Reviving Your Sourdough Starter Step-By-Step
1. Drain off the hooch and throw it away
2. Remove the top layer of starter that has become discolored with the back of your spoon.
3. Using a spoon, transfer some of the starter into a big clean bowl.
4. Reseal the rest of the original starter.
5. Put it back in your fridge (for use next time).
6. Add ¼ cup of filtered water (bottled or Brita pitcher) to your bowl and mix well with starter using a whisk.
7. Add ½ cup of plain unbleached flour using a sieve or sifter.
8. Whisk until you have a nice-looking dough.
9. Start an 8 to 12-hour schedule, repeating the feeding of your dough with more flour and water.
10. By setting up the time carefully, you could end up with the perfect feeding schedule. That means you’re feeding your sourdough starter in the morning before work and at night after work. After all, you wouldn’t want to have to go home at lunchtime just to feed your starter.

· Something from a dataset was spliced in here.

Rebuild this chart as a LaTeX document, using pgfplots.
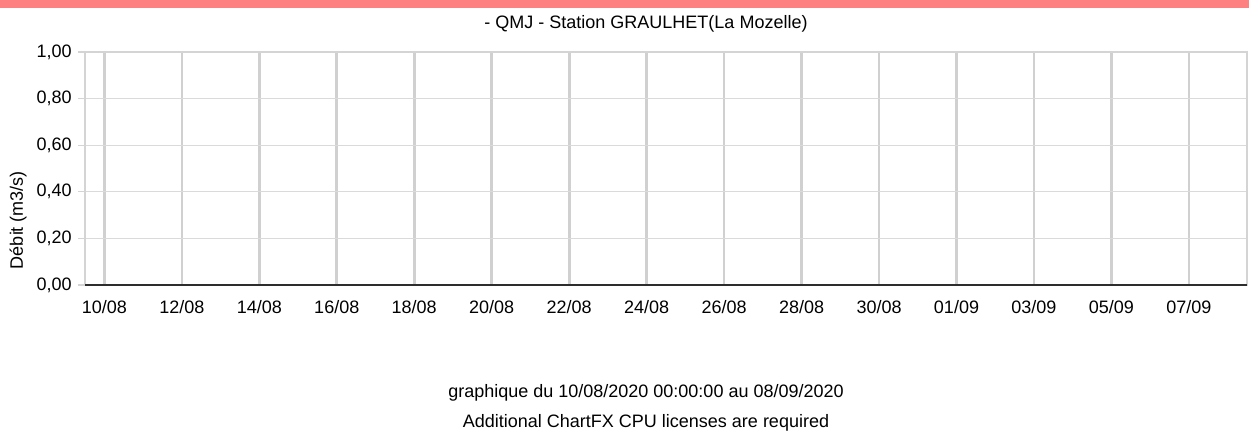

Right?
11. Your sourdough starter will get nice and fluffy and thick over the three days. Don’t worry, it won’t start bubbling or making strange noises the way that sauerkraut does, but will instead smell good and you’ll be able to tell that it’s coming back to life.
12. The good news is that your sourdough starter should be ready to use in approximately three days.
Why Do You Have To Feed Sourdough Starter Anyway?
That’s a really good question and the answer is that it has been eating all of the available starch the whole time while hanging out in the refrigerator.
Anytime you’re going to let the starter sit for a while, it needs regular feeding. When it’s lost and forgotten in the back of your fridge, it needs to be revived and that’s why we’re here.
Doubling Your Starter is the Main Goal
If you choose, like many bakers do, to discard half of your starter with each feeding, stop discarding any of it when you’re ready to bake your sourdough bread.
If you do it this way, you should double the flour and water that you’re adding to the starter each time you feed it. Your goal is to end up doubling your starter with each feeding so that you’ll have plenty for baking your bread in two or three days.
What you want is to end up with enough healthy and active starter to bake within that time period with little or no leftovers.
Don’t Abandon That Forgotten Starter
It’s true that it’s pretty simple to revive a sourdough starter if it has been properly cared for. It’s a part of that old adage that says an ounce of prevention, etc.
However, it’s also true that every baker usually finds a forgotten jar filled with starter sooner or later. They seem to hide in the back of your fridge.
Now, some people think it’s no good anymore and toss it because they don’t know that it can be revived and how to go about it.
Don’t be one of those bakers who just quit on their starter. Instead, be the one who learns the necessary steps and saves that forgotten starter from the garbage.
What If the Sourdough Starter is Moldy?
Does that mean that you have to toss it? Not necessarily. If there’s mold on the hooch (which you’re throwing away anyway) or on the top of your starter? If there’s neither, just smile and move on to the steps outlined above.
On the other hand, if there is, get a handful of spoons to scrape it off with. Normally mold is a surface condition, so you’re going to be trying to get some good non-moldy starter from the lower levels of the starter jar.
Begin by scraping the mold off of the surface. Now, this is very important. Be extremely careful that you don’t stir the starter or you’ll only end up stirring all of that mold into your starter.
When you believe that you’ve gotten it all, get one more clean spoon for scraping a little more starter right off the top. OK, now you’re ready for rest of the starter revival steps.
Now that you know the steps for reviving your sourdough starter, just back and enjoy!